> [EXERCISE AIM]: Drop every picture. Then return, exactly, the lines from the beginning of the listing below through the one containing "angle=25.7] -- cycle;".

> [SOURCE DATA]:
┄┄┄┄┄┄

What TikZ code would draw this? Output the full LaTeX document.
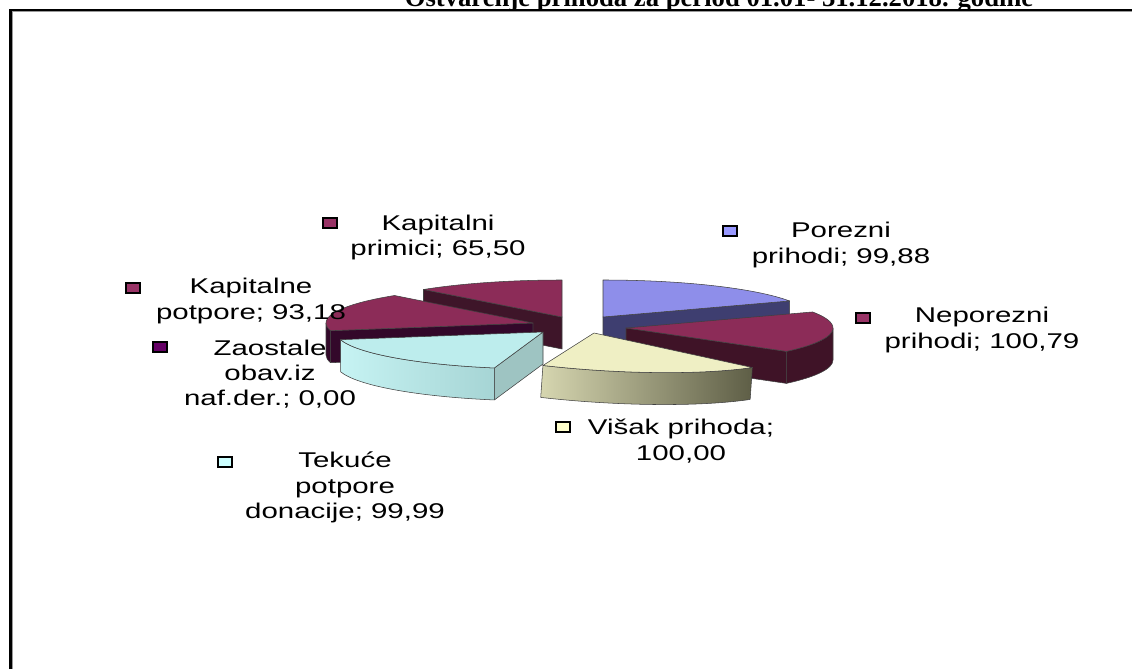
\documentclass[tikz,border=0pt]{standalone}
\usepackage{fontspec}
\setmainfont{Liberation Serif}
\newfontfamily\lgfam[FakeStretch=1.38]{Liberation Sans}
\usetikzlibrary{positioning}

\definecolor{mrTop}{HTML}{8C2C58}
\definecolor{kprSide}{HTML}{3E1529}
\definecolor{kpoSide}{HTML}{33082A}
\definecolor{nepSide}{HTML}{3F1327}
\definecolor{porTop}{HTML}{8E8EEA}
\definecolor{porSide}{HTML}{3E3E70}
\definecolor{tekTop}{HTML}{BDEDED}
\definecolor{tekL}{HTML}{C6F3F3}
\definecolor{tekR}{HTML}{9CCBCB}
\definecolor{tekSide}{HTML}{9EC4C2}
\definecolor{visTop}{HTML}{EFEFC4}
\definecolor{visL}{HTML}{D6D6B0}
\definecolor{visR}{HTML}{5E5E46}
\definecolor{kapCol}{HTML}{993366}
\definecolor{porCol}{HTML}{9999FF}
\definecolor{visCol}{HTML}{FFFFCC}
\definecolor{tekCol}{HTML}{CCFFFF}
\definecolor{zaoCol}{HTML}{660066}

\begin{document}
\begin{tikzpicture}[x=0.75pt,y=0.75pt,x radius=207,y radius=37,
    face/.style={draw=black!75,line width=0.4pt,line join=round},
    lgbox/.style={draw=black,line width=1.5pt,minimum width=10.5pt,minimum height=7pt,inner sep=0pt},
    lgtext/.style={font=\lgfam\fontsize{16}{19}\selectfont,align=center,inner sep=0pt},
    ttl/.style={font=\bfseries\fontsize{20}{24}\selectfont,anchor=base,inner sep=0pt}]
    \clip (0,0) rectangle (1132,669);
    \fill[white] (0,0) rectangle (1132,669);
    \node[ttl] (title) at (719,662.5) {Ostvarenje prihoda za period 01.01- 31.12.2018. godine};
    \draw[line width=1.9pt] (10.5,0) -- (10.5,659) -- (1132,659);
    \draw[black!40,line width=0.8pt] (12.8,0) -- (12.8,657.2) -- (1132,657.2);

    \coordinate (kpr) at (562,352);
    \filldraw[face,fill=kprSide] (kpr) -- ++(132:207 and 37) -- ++(0,-32) -- ++(312:207 and 37) -- cycle;
    \filldraw[face,fill=mrTop] (kpr) -- ++(132:207 and 37) arc[start angle=132,end angle=90] -- cycle;

    \coordinate (por) at (603,352);
    \filldraw[face,fill=porSide] (por) -- ++(25.7:207 and 37) -- ++(0,-32) -- ++(205.7:207 and 37) -- cycle;
    \filldraw[face,fill=porTop] (por) -- ++(90:207 and 37) arc[start angle=90,end angle=25.7] -- cycle;

    \coordinate (kpo) at (533,346);
    \filldraw[face,fill=kpoSide] (kpo) -- ++(192:207 and 37) -- ++(0,-32) -- ++(12:207 and 37) -- cycle;
    \filldraw[face,fill=kpoSide] (kpo) ++(192:207 and 37) arc[start angle=192,end angle=180] -- ++(0,-32) arc[start angle=180,end angle=192] -- cycle;
    \filldraw[face,fill=mrTop] (kpo) -- ++(192:207 and 37) arc[start angle=192,end angle=132] -- cycle;

    \coordinate (nep) at (626,341);
    \filldraw[face,fill=nepSide] (nep) -- ++(-39.2:207 and 37) -- ++(0,-32) -- ++(140.8:207 and 37) -- cycle;
    \filldraw[face,fill=nepSide] (nep) ++(0:207 and 37) arc[start angle=0,end angle=-39.2] -- ++(0,-32) arc[start angle=-39.2,end angle=0] -- cycle;
    \filldraw[face,fill=mrTop] (nep) -- ++(25.7:207 and 37) arc[start angle=25.7,end angle=-39.2] -- cycle;

    \coordinate (tek) at (543,337);
    \filldraw[face,fill=tekSide] (tek) -- ++(-103.6:207 and 37) -- ++(0,-32) -- ++(76.4:207 and 37) -- cycle;
    \shadedraw[face,left color=tekL,right color=tekR] (tek) ++(-103.6:207 and 37) arc[start angle=-103.6,end angle=-168] -- ++(0,-32) arc[start angle=-168,end angle=-103.6] -- cycle;
    \filldraw[face,fill=tekTop] (tek) -- ++(-103.6:207 and 37) arc[start angle=-103.6,end angle=-168] -- cycle;

    \coordinate (vis) at (594,336);
    \begin{scope}[rotate around={-4:(vis)}]
    \shadedraw[face,left color=visL,right color=visR] (vis) ++(-39.2:207 and 37) arc[start angle=-39.2,end angle=-103.6] -- ++(0,-32) arc[start angle=-103.6,end angle=-39.2] -- cycle;
    \filldraw[face,fill=visTop] (vis) -- ++(-39.2:207 and 37) arc[start angle=-39.2,end angle=-103.6] -- cycle;
    \end{scope}

    \node[lgbox,fill=kapCol] (mkpr) at (330,446) {};
    \node[lgtext] (lkpr) at (438,431.5) {Kapitalni\\primici; 65,50};
    \node[lgbox,fill=porCol] (mpor) at (730,438) {};
    \node[lgtext] (lpor) at (841,424) {Porezni\\prihodi; 99,88};
    \node[lgbox,fill=kapCol] (mnep) at (863,351) {};
    \node[lgtext] (lnep) at (982,339) {Neporezni\\prihodi; 100,79};
    \node[lgbox,fill=kapCol] (mkpo) at (133,381) {};
    \node[lgtext] (lkpo) at (251,368) {Kapitalne\\potpore; 93,18};
    \node[lgbox,fill=zaoCol] (mzao) at (160,322) {};
    \node[lgtext] (lzao) at (270,295) {Zaostale\\obav.iz\\naf.der.; 0,00};
    \node[lgbox,fill=tekCol] (mtek) at (225,207) {};
    \node[lgtext] (ltek) at (345,181.5) {Tekuće\\potpore\\donacije; 99,99};
    \node[lgbox,fill=visCol] (mvis) at (563,242) {};
    \node[lgtext] (lvis) at (681,228) {Višak prihoda;\\100,00};
\end{tikzpicture}
\end{document}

┄┄┄┄┄┄

> [FINISHED TASK]:
What TikZ code would draw this? Output the full LaTeX document.
\documentclass[tikz,border=0pt]{standalone}
\usepackage{fontspec}
\setmainfont{Liberation Serif}
\newfontfamily\lgfam[FakeStretch=1.38]{Liberation Sans}
\usetikzlibrary{positioning}

\definecolor{mrTop}{HTML}{8C2C58}
\definecolor{kprSide}{HTML}{3E1529}
\definecolor{kpoSide}{HTML}{33082A}
\definecolor{nepSide}{HTML}{3F1327}
\definecolor{porTop}{HTML}{8E8EEA}
\definecolor{porSide}{HTML}{3E3E70}
\definecolor{tekTop}{HTML}{BDEDED}
\definecolor{tekL}{HTML}{C6F3F3}
\definecolor{tekR}{HTML}{9CCBCB}
\definecolor{tekSide}{HTML}{9EC4C2}
\definecolor{visTop}{HTML}{EFEFC4}
\definecolor{visL}{HTML}{D6D6B0}
\definecolor{visR}{HTML}{5E5E46}
\definecolor{kapCol}{HTML}{993366}
\definecolor{porCol}{HTML}{9999FF}
\definecolor{visCol}{HTML}{FFFFCC}
\definecolor{tekCol}{HTML}{CCFFFF}
\definecolor{zaoCol}{HTML}{660066}

\begin{document}
\begin{tikzpicture}[x=0.75pt,y=0.75pt,x radius=207,y radius=37,
    face/.style={draw=black!75,line width=0.4pt,line join=round},
    lgbox/.style={draw=black,line width=1.5pt,minimum width=10.5pt,minimum height=7pt,inner sep=0pt},
    lgtext/.style={font=\lgfam\fontsize{16}{19}\selectfont,align=center,inner sep=0pt},
    ttl/.style={font=\bfseries\fontsize{20}{24}\selectfont,anchor=base,inner sep=0pt}]
    \clip (0,0) rectangle (1132,669);
    \fill[white] (0,0) rectangle (1132,669);
    \node[ttl] (title) at (719,662.5) {Ostvarenje prihoda za period 01.01- 31.12.2018. godine};
    \draw[line width=1.9pt] (10.5,0) -- (10.5,659) -- (1132,659);
    \draw[black!40,line width=0.8pt] (12.8,0) -- (12.8,657.2) -- (1132,657.2);

    \coordinate (kpr) at (562,352);
    \filldraw[face,fill=kprSide] (kpr) -- ++(132:207 and 37) -- ++(0,-32) -- ++(312:207 and 37) -- cycle;
    \filldraw[face,fill=mrTop] (kpr) -- ++(132:207 and 37) arc[start angle=132,end angle=90] -- cycle;

    \coordinate (por) at (603,352);
    \filldraw[face,fill=porSide] (por) -- ++(25.7:207 and 37) -- ++(0,-32) -- ++(205.7:207 and 37) -- cycle;
    \filldraw[face,fill=porTop] (por) -- ++(90:207 and 37) arc[start angle=90,end angle=25.7] -- cycle;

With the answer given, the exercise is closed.